During recent candidate forums, Frank, who has a bachelor’s degree in political science and owns a small business with her husband Lee, said she has presided over one of the few—and possibly the only—tax cut in Anderson County history. That makes the county more competitive, including with nearby communities such as Lenoir City, she said.
“We can’t tax our way to a better economy,” Frank said during one recent forum at the Oak Ridge Chamber of Commerce. “I’ve kept that promise.”
She said Bates voted against the tax cut.
Frank has cited hundreds of jobs that have returned to industries in Anderson County after shrinking during the recession—as well as new jobs that have been added in expansions—at companies that include SL Tennessee, Aisin, Omega Plastics, and Eagle Bend Manufacturing.
She said the progress is the result of teamwork and many meetings in the economic development community.
During an April 24 candidate forum in Clinton, Frank said she’s worked hard to increase the county’s reserves and its fiscal position, and improved its debt rating, which was on a negative watch in 2009 before she was elected.
She said she’s served on the county’s industrial board for 10 years and attended more than 150 meetings on economic development and workforce issues, and another 55-plus on workforce development. That’s an issue that is “enormously important,” Frank said.
“We have an enormously skilled workforce,” she said.
She said she’s also been elected treasurer of the East Tennessee Development District’s board of directors as well as treasurer of the East Tennessee Human Resource Agency’s Board and Policy Council.
The biggest issue facing Anderson County, Frank said, is flat revenue and flat growth, while the single largest issue inside the government is the jail and spending for law enforcement. The sheriff’s budget has grown from $5 million to $11.4 million in just 10 years, Frank said. But the county needs to focus on infrastructure, roads, and electric, she said.
Meanwhile, Bates said he has served under several different mayors, on county committees, and helped raise the fund balance twice.

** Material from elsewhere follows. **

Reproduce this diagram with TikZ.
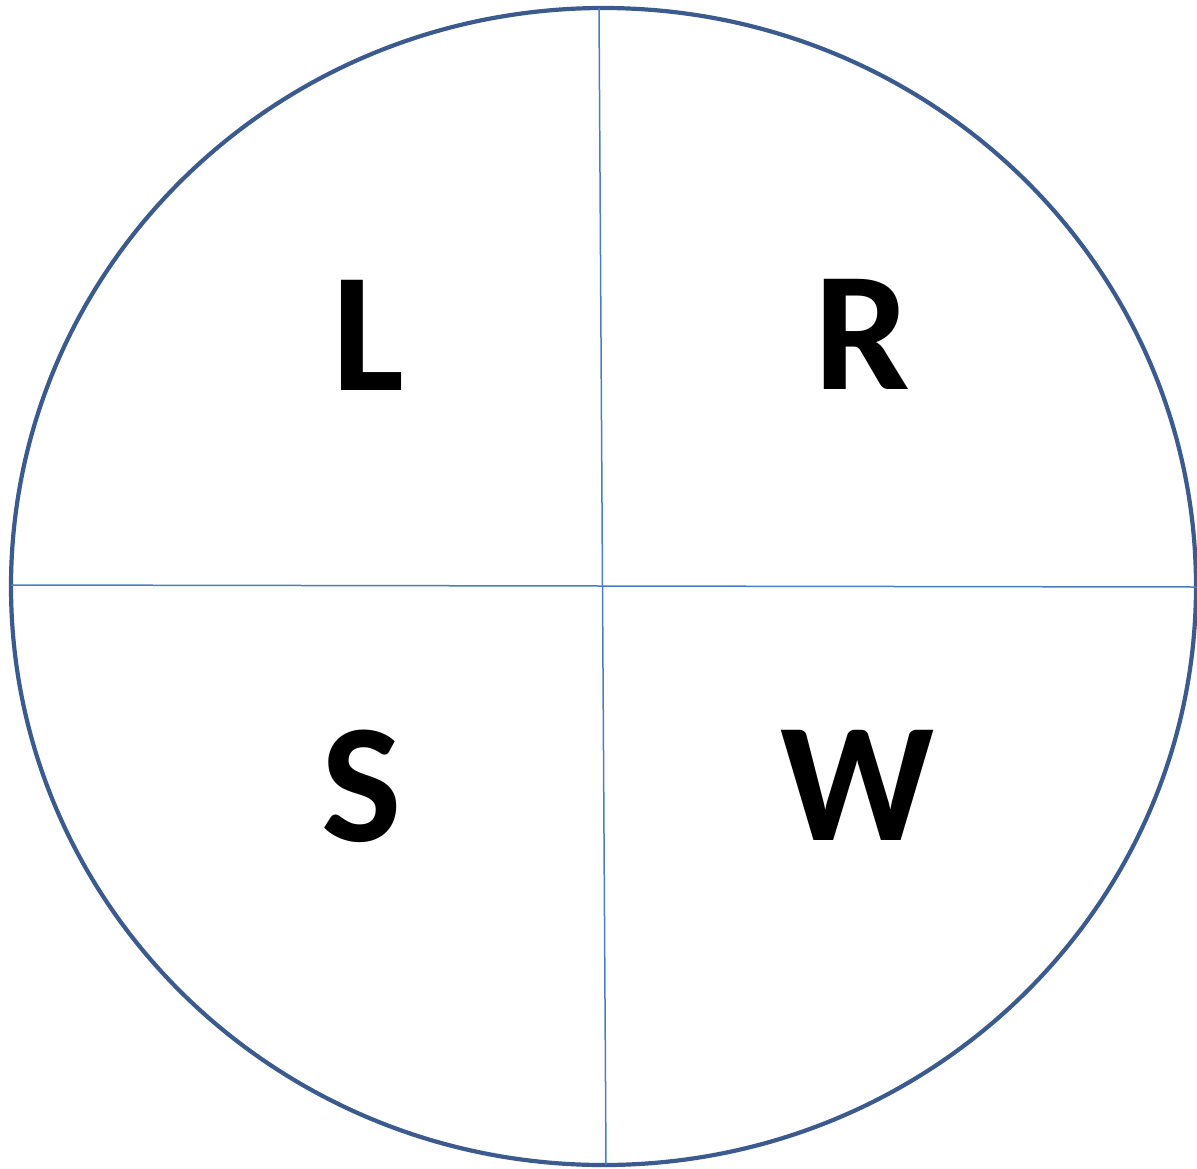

He has emphasized the need to work with other county officials, including commissioners, although he hasn’t said whether that comment is aimed at Frank, who has had high-profile disputes with Sheriff Paul White and Law Director Jay Yeager.
“The underlying problem is communication and leadership,” Bates said. “Every issue can be solved by working with other elected officials.”
Bates said the county has drug and housing problems that need to be addressed. Although he hasn’t outlined specifics, Bates said the county needs to broaden its tax base and bring in retail.
“I think we need to take a stronger approach,” he said. “We have to have a focused approach to retail. We have to have a focused approach on the housing market.”
Bates was 25 when he announced his candidacy in January, and he acknowledged that some voters might have questions about his age. But at a Republican Party forum in April, he suggested he views his youth as an attribute.
“Age is an opportunity, not an obstacle,” Bates said.
During the April 24 forum, Bates was asked about his professional expertise and business experience.
He said he has worked for his father since he was 13, starting with mowing yards and continuing today with the family-owned tree service.
With Anderson County, “The people own the business,” Bates said. “The biggest thing for small businesses is staying out of their way.”
The winner of the Republican primary for mayor on Tuesday will face Democrat Jim Hackworth, a former state representative, and an Independent, Bradley S. Rickett, in the Aug. 7 county general election.